Task objective
Reproduce the listing word for word, leaving every picture behind.

Dataset content
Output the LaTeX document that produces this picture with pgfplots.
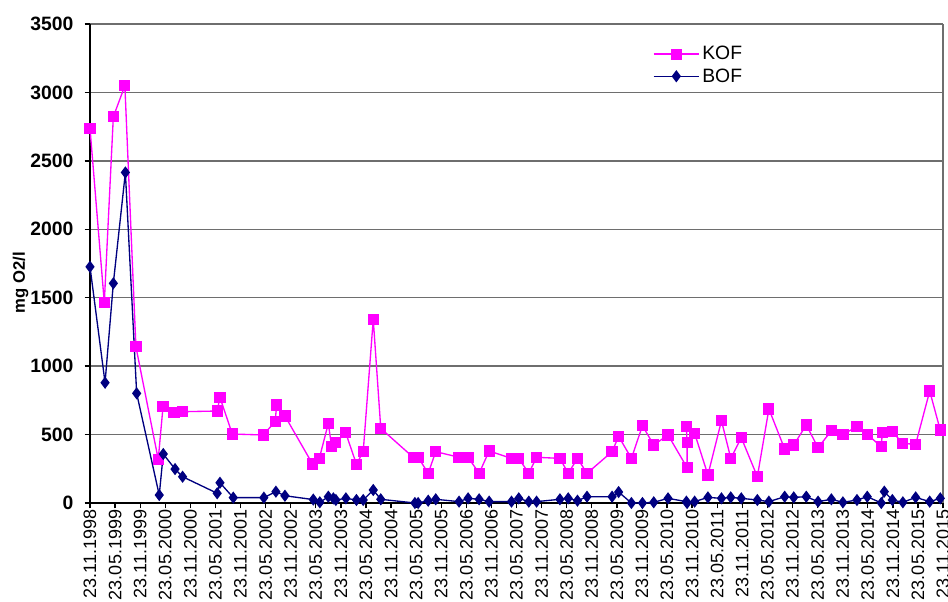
\documentclass[border=0pt]{standalone}
\usepackage{pgfplots}
\pgfplotsset{compat=1.18}
\usepackage{fontspec}
\setmainfont{Liberation Sans}
\definecolor{kof}{RGB}{255,0,255}
\definecolor{bof}{RGB}{0,0,128}
\definecolor{gridc}{RGB}{110,110,110}
\begin{document}
\begin{tikzpicture}
\begin{axis}[
  at={(67.5pt,74.25pt)}, anchor=south west,
  scale only axis, width=639.75pt, height=359.25pt,
  xmin=0, xmax=34, ymin=0, ymax=3500,
  axis lines*=left,
  axis line style={black, line width=1.2pt},
  xtick={0,...,34},
  xticklabels={23.11.1998,23.05.1999,23.11.1999,23.05.2000,23.11.2000,23.05.2001,23.11.2001,23.05.2002,23.11.2002,23.05.2003,23.11.2003,23.05.2004,23.11.2004,23.05.2005,23.11.2005,23.05.2006,23.11.2006,23.05.2007,23.11.2007,23.05.2008,23.11.2008,23.05.2009,23.11.2009,23.05.2010,23.11.2010,23.05.2011,23.11.2011,23.05.2012,23.11.2012,23.05.2013,23.11.2013,23.05.2014,23.11.2014,23.05.2015,23.11.2015},
  xticklabel style={rotate=90, anchor=east, font=\fontsize{13.5}{15}\selectfont, inner sep=1pt},
  ytick={0,500,...,3500},
  yticklabel style={font=\bfseries\fontsize{14.5}{16}\selectfont, xshift=-5pt},
  /pgf/number format/assume math mode=true,
  /pgf/number format/1000 sep={},
  tick align=outside, major tick length=4pt,
  tick style={black, line width=1pt},
  ymajorgrids, grid style={gridc, line width=1pt},
  ylabel={\bfseries mg O2/l},
  ylabel style={at={([xshift=-52pt]axis description cs:0,0.46)}, anchor=center, font=\fontsize{12.5}{14}\selectfont},
  legend style={at={(0.655,0.965)}, anchor=north west, draw=none, fill=none,
    font=\fontsize{14.5}{16}\selectfont, row sep=1pt},
  legend cell align=left,
  legend image code/.code={\draw[mark repeat=2,mark phase=2,#1] plot coordinates {(0pt,0pt) (17pt,0pt) (34pt,0pt)};},
  clip=false,
]
\addplot[kof, line width=1pt, mark=square*, mark size=3.7pt, mark options={solid}] coordinates {
(0,2737)(0.57,1463)(0.93,2822)(1.39,3049)(1.83,1142)(2.72,319)(2.91,703)(3.35,660)(3.68,667)
(5.07,672)(5.18,772)(5.67,504)(6.9,497)(7.38,594)(7.44,716)(7.77,636)(8.87,285)(9.14,326)
(9.5,582)(9.63,411)(9.79,440)(10.19,514)(10.62,283)(10.89,375)(11.29,1342)(11.59,545)
(12.88,334)(13.08,334)(13.48,217)(13.78,375)(14.71,334)(15.07,334)(15.51,217)(15.91,380)
(16.8,326)(17.09,326)(17.49,217)(17.8,334)(18.73,326)(19.06,217)(19.43,326)(19.81,217)
(20.81,375)(21.07,487)(21.58,326)(22.02,565)(22.47,424)(23.04,497)(23.8,258)(23.8,440)(23.77,557)
(24.1,509)(24.63,205)(25.17,601)(25.54,326)(25.96,477)(26.6,192)(27.06,687)(27.69,394)
(28.05,424)(28.55,570)(29.02,404)(29.55,528)(30.01,502)(30.57,557)(30.98,502)(31.54,411)
(31.58,514)(31.98,521)(32.4,435)(32.91,429)(33.47,818)(33.89,533)
};
\addlegendentry{KOF}
\addplot[bof, line width=1pt, mark=diamond*, mark size=3.8pt, mark options={solid}] coordinates {
(0,1726)(0.6,879)(0.93,1605)(1.41,2415)(1.86,801)(2.76,58)(2.92,358)(3.39,248)(3.69,192)
(5.07,71)(5.18,148)(5.71,39)(6.93,39)(7.41,83)(7.77,53)(8.9,25)(9.16,5)(9.5,46)(9.7,34)
(9.8,22)(10.2,34)(10.62,22)(10.89,22)(11.29,95)(11.59,27)(12.95,0)(13.08,0)(13.48,17)
(13.78,27)(14.71,10)(15.07,34)(15.51,27)(15.91,10)(16.8,10)(17.09,34)(17.49,10)(17.8,10)
(18.73,27)(19.06,34)(19.43,17)(19.81,46)(20.81,46)(21.07,80)(21.58,0)(22.02,0)(22.47,5)
(23.04,34)(23.77,10)(23.8,0)(24.1,10)(24.63,41)(25.17,34)(25.54,41)(25.96,34)(26.6,22)
(27.06,10)(27.69,46)(28.05,41)(28.55,46)(29.02,10)(29.55,27)(30.01,5)(30.57,22)(30.98,46)
(31.54,0)(31.66,83)(31.98,22)(32.4,5)(32.91,41)(33.47,10)(33.89,34)
};
\addlegendentry{BOF}
\draw[gridc, line width=1pt] (rel axis cs:1,0) -- (rel axis cs:1,1);
\end{axis}
\pgfresetboundingbox
\useasboundingbox (0,0) rectangle (711pt,451.5pt);
\end{tikzpicture}
\end{document}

The answer
Output the LaTeX document that produces this picture with pgfplots.
\documentclass[border=0pt]{standalone}
\usepackage{pgfplots}
\pgfplotsset{compat=1.18}
\usepackage{fontspec}
\setmainfont{Liberation Sans}
\definecolor{kof}{RGB}{255,0,255}
\definecolor{bof}{RGB}{0,0,128}
\definecolor{gridc}{RGB}{110,110,110}
\begin{document}
\begin{tikzpicture}
\begin{axis}[
  at={(67.5pt,74.25pt)}, anchor=south west,
  scale only axis, width=639.75pt, height=359.25pt,
  xmin=0, xmax=34, ymin=0, ymax=3500,
  axis lines*=left,
  axis line style={black, line width=1.2pt},
  xtick={0,...,34},
  xticklabels={23.11.1998,23.05.1999,23.11.1999,23.05.2000,23.11.2000,23.05.2001,23.11.2001,23.05.2002,23.11.2002,23.05.2003,23.11.2003,23.05.2004,23.11.2004,23.05.2005,23.11.2005,23.05.2006,23.11.2006,23.05.2007,23.11.2007,23.05.2008,23.11.2008,23.05.2009,23.11.2009,23.05.2010,23.11.2010,23.05.2011,23.11.2011,23.05.2012,23.11.2012,23.05.2013,23.11.2013,23.05.2014,23.11.2014,23.05.2015,23.11.2015},
  xticklabel style={rotate=90, anchor=east, font=\fontsize{13.5}{15}\selectfont, inner sep=1pt},
  ytick={0,500,...,3500},
  yticklabel style={font=\bfseries\fontsize{14.5}{16}\selectfont, xshift=-5pt},
  /pgf/number format/assume math mode=true,
  /pgf/number format/1000 sep={},
  tick align=outside, major tick length=4pt,
  tick style={black, line width=1pt},
  ymajorgrids, grid style={gridc, line width=1pt},
  ylabel={\bfseries mg O2/l},
  ylabel style={at={([xshift=-52pt]axis description cs:0,0.46)}, anchor=center, font=\fontsize{12.5}{14}\selectfont},
  legend style={at={(0.655,0.965)}, anchor=north west, draw=none, fill=none,
    font=\fontsize{14.5}{16}\selectfont, row sep=1pt},
  legend cell align=left,
  legend image code/.code={\draw[mark repeat=2,mark phase=2,#1] plot coordinates {(0pt,0pt) (17pt,0pt) (34pt,0pt)};},
  clip=false,
]
\addplot[kof, line width=1pt, mark=square*, mark size=3.7pt, mark options={solid}] coordinates {
(0,2737)(0.57,1463)(0.93,2822)(1.39,3049)(1.83,1142)(2.72,319)(2.91,703)(3.35,660)(3.68,667)
(5.07,672)(5.18,772)(5.67,504)(6.9,497)(7.38,594)(7.44,716)(7.77,636)(8.87,285)(9.14,326)
(9.5,582)(9.63,411)(9.79,440)(10.19,514)(10.62,283)(10.89,375)(11.29,1342)(11.59,545)
(12.88,334)(13.08,334)(13.48,217)(13.78,375)(14.71,334)(15.07,334)(15.51,217)(15.91,380)
(16.8,326)(17.09,326)(17.49,217)(17.8,334)(18.73,326)(19.06,217)(19.43,326)(19.81,217)
(20.81,375)(21.07,487)(21.58,326)(22.02,565)(22.47,424)(23.04,497)(23.8,258)(23.8,440)(23.77,557)
(24.1,509)(24.63,205)(25.17,601)(25.54,326)(25.96,477)(26.6,192)(27.06,687)(27.69,394)
(28.05,424)(28.55,570)(29.02,404)(29.55,528)(30.01,502)(30.57,557)(30.98,502)(31.54,411)
(31.58,514)(31.98,521)(32.4,435)(32.91,429)(33.47,818)(33.89,533)
};
\addlegendentry{KOF}
\addplot[bof, line width=1pt, mark=diamond*, mark size=3.8pt, mark options={solid}] coordinates {
(0,1726)(0.6,879)(0.93,1605)(1.41,2415)(1.86,801)(2.76,58)(2.92,358)(3.39,248)(3.69,192)
(5.07,71)(5.18,148)(5.71,39)(6.93,39)(7.41,83)(7.77,53)(8.9,25)(9.16,5)(9.5,46)(9.7,34)
(9.8,22)(10.2,34)(10.62,22)(10.89,22)(11.29,95)(11.59,27)(12.95,0)(13.08,0)(13.48,17)
(13.78,27)(14.71,10)(15.07,34)(15.51,27)(15.91,10)(16.8,10)(17.09,34)(17.49,10)(17.8,10)
(18.73,27)(19.06,34)(19.43,17)(19.81,46)(20.81,46)(21.07,80)(21.58,0)(22.02,0)(22.47,5)
(23.04,34)(23.77,10)(23.8,0)(24.1,10)(24.63,41)(25.17,34)(25.54,41)(25.96,34)(26.6,22)
(27.06,10)(27.69,46)(28.05,41)(28.55,46)(29.02,10)(29.55,27)(30.01,5)(30.57,22)(30.98,46)
(31.54,0)(31.66,83)(31.98,22)(32.4,5)(32.91,41)(33.47,10)(33.89,34)
};
\addlegendentry{BOF}
\draw[gridc, line width=1pt] (rel axis cs:1,0) -- (rel axis cs:1,1);
\end{axis}
\pgfresetboundingbox
\useasboundingbox (0,0) rectangle (711pt,451.5pt);
\end{tikzpicture}
\end{document}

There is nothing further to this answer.